* **WHAT THIS TASK INVOLVES**:
Copy exactly the lines that run from the top of the listing to the line containing "fit(t, 726);", both ends included, and omit the pictures.

* **DATA ENTRIES**:
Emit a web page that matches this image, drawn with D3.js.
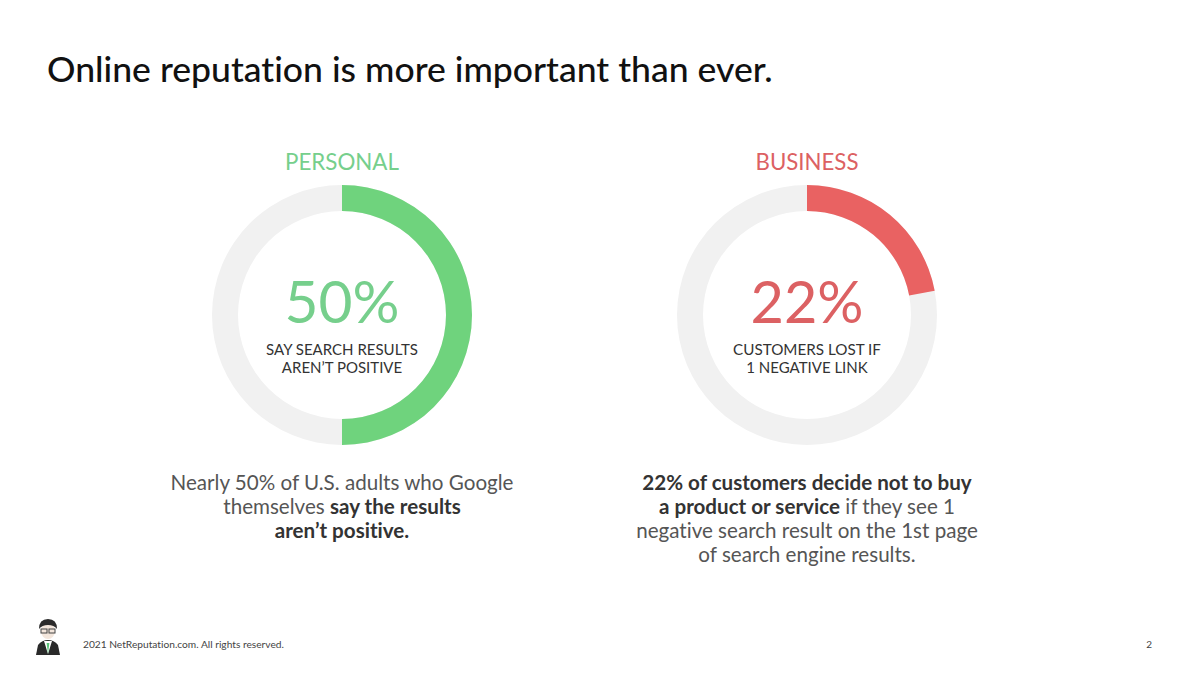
<!DOCTYPE html>
<html>
<head>
<meta charset="utf-8">
<script src="https://cdn.jsdelivr.net/npm/d3@7"></script>
<style>
  html, body { margin: 0; padding: 0; background: #fff; }
  svg { display: block; font-family: Lato, "Noto Sans", sans-serif; font-variant-ligatures: none; font-feature-settings: "liga" 0, "clig" 0; }
</style>
</head>
<body>
<svg id="chart" width="1200" height="675"></svg>
<script>
// ---- data ----
const title = "Online reputation is more important than ever.";
const categories = ["PERSONAL", "BUSINESS"];
const values = [50, 22];
const valueLabels = ["50%", "22%"];
const subLabels = [["SAY SEARCH RESULTS", "AREN\u2019T POSITIVE"], ["CUSTOMERS LOST IF", "1 NEGATIVE LINK"]];
const descriptions = [
  [[["Nearly 50% of U.S. adults who Google", false]],
   [["themselves ", false], ["say the results", true]],
   [["aren\u2019t positive.", true]]],
  [[["22% of customers decide not to buy", true]],
   [["a product or service", true], [" if they see 1", false]],
   [["negative search result on the 1st page", false]],
   [["of search engine results.", false]]]
];
const footer = "2021 NetReputation.com. All rights reserved.";
const pageNumber = "2";

// ---- styles / layout ----
const arcColors = ["#6fd37d", "#e96262"];
const labelColors = ["#76cf8c", "#dc6163"];
const trackColor = "#f1f1f1";
const centersX = [342, 807];
const cy = 315, outerR = 130, innerR = 104;

const svg = d3.select("#chart");

function fit(sel, target) {
  const w = sel.node().getComputedTextLength();
  const fs = parseFloat(sel.attr("font-size"));
  sel.attr("font-size", fs * target / w);
}

// title
const t = svg.append("text").attr("x", 47).attr("y", 82)
  .attr("font-size", 34).attr("font-weight", 500).attr("fill", "#111")
  .text(title);
fit(t, 726);

const angle = d3.scaleLinear().domain([0, 100]).range([0, 2 * Math.PI]);
const arc = d3.arc().innerRadius(innerR).outerRadius(outerR);

categories.forEach((cat, i) => {
  const g = svg.append("g").attr("transform", `translate(${centersX[i]},${cy})`);
  g.append("path").attr("d", arc({startAngle: 0, endAngle: angle(100)})).attr("fill", trackColor);
  g.append("path").attr("d", arc({startAngle: 0, endAngle: angle(values[i])})).attr("fill", arcColors[i]);

  const cl = g.append("text").attr("y", 170 - cy).attr("text-anchor", "middle")
    .attr("font-size", 22).attr("fill", labelColors[i]).text(cat);
  fit(cl, i === 0 ? 114 : 103);

  const big = g.append("text").attr("y", 323 - cy).attr("text-anchor", "middle")
    .attr("font-size", 66).attr("font-weight", 400).attr("fill", labelColors[i]).text(valueLabels[i]);
  fit(big, i === 0 ? 115 : 113);

  subLabels[i].forEach((s, j) => {
    const st = g.append("text").attr("y", 355 - cy + j * 18).attr("text-anchor", "middle")
      .attr("font-size", 15).attr("fill", "#333").text(s);
    if (j === 0) fit(st, i === 0 ? 152 : 148);
  });

  descriptions[i].forEach((line, j) => {
    const dt = svg.append("text").attr("x", centersX[i]).attr("y", 490 + j * 24)
      .attr("text-anchor", "middle").attr("font-size", 20.6);
    line.forEach(([txt, bold]) => {
      dt.append("tspan").attr("font-weight", bold ? 700 : 400)
        .attr("fill", bold ? "#333" : "#555").text(txt);
    });
  });
});

// footer
svg.append("text").attr("x", 83).attr("y", 648).attr("font-size", 10.2)
  .attr("fill", "#444").text(footer);
svg.append("text").attr("x", 1152).attr("y", 648).attr("text-anchor", "end")
  .attr("font-size", 10).attr("fill", "#444").text(pageNumber);

// logo
const logo = svg.append("g").attr("transform", "translate(48,637)");
logo.append("path").attr("d", "M-12,18 L-10,8 Q-6,3 0,3 Q6,3 10,8 L12,18 Z").attr("fill", "#2a2a2a");
logo.append("path").attr("d", "M-4,4 L0,17 L4,4 Z").attr("fill", "#fff");
logo.append("path").attr("d", "M-1.4,6 L0,17 L1.4,6 Z").attr("fill", "#5cc57a");
logo.append("ellipse").attr("cx", 0).attr("cy", -6).attr("rx", 7).attr("ry", 8).attr("fill", "#f3e6dc");
logo.append("path").attr("d", "M-9,-8 Q-9,-18 0,-18 Q9,-18 9,-8 Q6,-12 0,-12 Q-6,-12 -9,-8 Z").attr("fill", "#2b2b2b");
logo.append("rect").attr("x", -7).attr("y", -8).attr("width", 6).attr("height", 4).attr("fill", "none").attr("stroke", "#444").attr("stroke-width", 1);
logo.append("rect").attr("x", 1).attr("y", -8).attr("width", 6).attr("height", 4).attr("fill", "none").attr("stroke", "#444").attr("stroke-width", 1);
</script>
</body>
</html>
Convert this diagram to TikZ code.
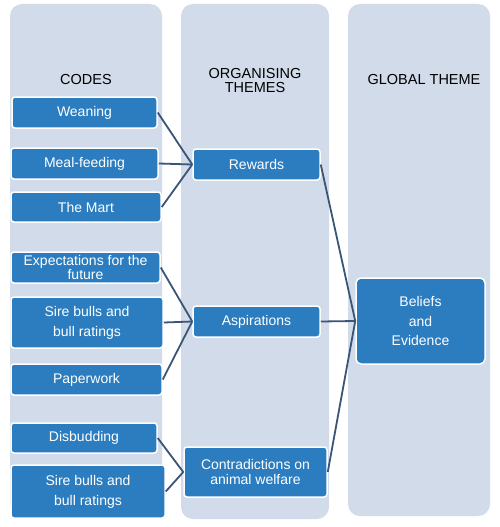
\documentclass[tikz,border=0pt]{standalone}
\usepackage{fontspec}
\setmainfont{Liberation Sans}
\definecolor{colbg}{HTML}{D1DBE9}
\definecolor{boxblue}{HTML}{2B7DC0}
\definecolor{linkcol}{HTML}{3A5578}
\tikzset{
  column/.style={fill=colbg, draw=none, rounded corners=12pt},
  codebox/.style={rectangle, rounded corners=3pt, fill=boxblue, draw=white, line width=1.5pt,
    text=white, align=center, inner sep=0pt, font=\fontsize{14}{16}\selectfont},
  header/.style={align=center, inner sep=0pt, text=black, font=\fontsize{14.5}{15}\selectfont},
  link/.style={draw=linkcol, line width=1.8pt}
}
\begin{document}
\begin{tikzpicture}[x=1pt,y=-1pt]
\useasboundingbox (0,0) rectangle (500,527);
\fill[white] (0,0) rectangle (500,527);
% columns
\path[column] (10,4) rectangle (162,516);
\path[column] (181,4) rectangle (329,519);
\path[column] (348,4) rectangle (490,516);
% headers
\node[header] (hcodes) at (86,80) {CODES};
\node[header] (hthemes) at (255,80.5) {ORGANISING\\[-1.5pt]THEMES};
\node[header] (hglobal) at (424,80) {GLOBAL THEME};
% code boxes
\node[codebox, minimum width=145pt, minimum height=31pt] (w1) at (84.5,112.5) {Weaning};
\node[codebox, minimum width=147pt, minimum height=31pt] (w2) at (84.5,163.5) {Meal-feeding};
\node[codebox, minimum width=150pt, minimum height=30pt] (w3) at (86,207) {The Mart};
\node[codebox, minimum width=149pt, minimum height=31pt, font=\fontsize{14}{14}\selectfont] (a1) at (85.5,267.5) {Expectations for the\\future};
\node[codebox, minimum width=152pt, minimum height=51pt, font=\fontsize{14}{20}\selectfont] (a2) at (87,322.5) {Sire bulls and\\bull ratings};
\node[codebox, minimum width=151pt, minimum height=31pt] (a3) at (86.5,379.5) {Paperwork};
\node[codebox, minimum width=146pt, minimum height=30pt] (c1) at (84,438) {Disbudding};
\node[codebox, minimum width=154pt, minimum height=53pt, font=\fontsize{14}{20}\selectfont] (c2) at (88,491.5) {Sire bulls and\\bull ratings};
% theme boxes
\node[codebox, minimum width=127pt, minimum height=31pt] (t1) at (256.5,164.5) {Rewards};
\node[codebox, minimum width=127pt, minimum height=31pt] (t2) at (256.5,321.5) {Aspirations};
\node[codebox, minimum width=143pt, minimum height=50pt, font=\fontsize{14}{15}\selectfont] (t3) at (255.5,472) {Contradictions on\\animal welfare};
% global box
\node[codebox, minimum width=129pt, minimum height=86pt, rounded corners=5pt, font=\fontsize{14}{19.5}\selectfont] (g) at (420.5,321) {Beliefs\\and\\Evidence};
% connectors
\draw[link] (w1.east) -- (t1.west);
\draw[link] (w2.east) -- (t1.west);
\draw[link] (w3.east) -- (t1.west);
\draw[link] (a1.east) -- (t2.west);
\draw[link] (a2.east) -- (t2.west);
\draw[link] (a3.east) -- (t2.west);
\draw[link] (c1.east) -- (t3.west);
\draw[link] (c2.east) -- (t3.west);
\draw[link] (t1.east) -- (g.west);
\draw[link] (t2.east) -- (g.west);
\draw[link] (t3.east) -- (g.west);
\end{tikzpicture}
\end{document}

* **OUTPUT FOR THIS EXERCISE**:
Emit a web page that matches this image, drawn with D3.js.
<!DOCTYPE html>
<html>
<head>
<meta charset="utf-8">
<script src="https://cdn.jsdelivr.net/npm/d3@7"></script>
<style>
  html, body { margin: 0; padding: 0; background: #fff; }
  svg { display: block; font-family: Lato, "Noto Sans", sans-serif; font-variant-ligatures: none; font-feature-settings: "liga" 0, "clig" 0; }
</style>
</head>
<body>
<svg id="chart" width="1200" height="675"></svg>
<script>
// ---- data ----
const title = "Online reputation is more important than ever.";
const categories = ["PERSONAL", "BUSINESS"];
const values = [50, 22];
const valueLabels = ["50%", "22%"];
const subLabels = [["SAY SEARCH RESULTS", "AREN\u2019T POSITIVE"], ["CUSTOMERS LOST IF", "1 NEGATIVE LINK"]];
const descriptions = [
  [[["Nearly 50% of U.S. adults who Google", false]],
   [["themselves ", false], ["say the results", true]],
   [["aren\u2019t positive.", true]]],
  [[["22% of customers decide not to buy", true]],
   [["a product or service", true], [" if they see 1", false]],
   [["negative search result on the 1st page", false]],
   [["of search engine results.", false]]]
];
const footer = "2021 NetReputation.com. All rights reserved.";
const pageNumber = "2";

// ---- styles / layout ----
const arcColors = ["#6fd37d", "#e96262"];
const labelColors = ["#76cf8c", "#dc6163"];
const trackColor = "#f1f1f1";
const centersX = [342, 807];
const cy = 315, outerR = 130, innerR = 104;

const svg = d3.select("#chart");

function fit(sel, target) {
  const w = sel.node().getComputedTextLength();
  const fs = parseFloat(sel.attr("font-size"));
  sel.attr("font-size", fs * target / w);
}

// title
const t = svg.append("text").attr("x", 47).attr("y", 82)
  .attr("font-size", 34).attr("font-weight", 500).attr("fill", "#111")
  .text(title);
fit(t, 726);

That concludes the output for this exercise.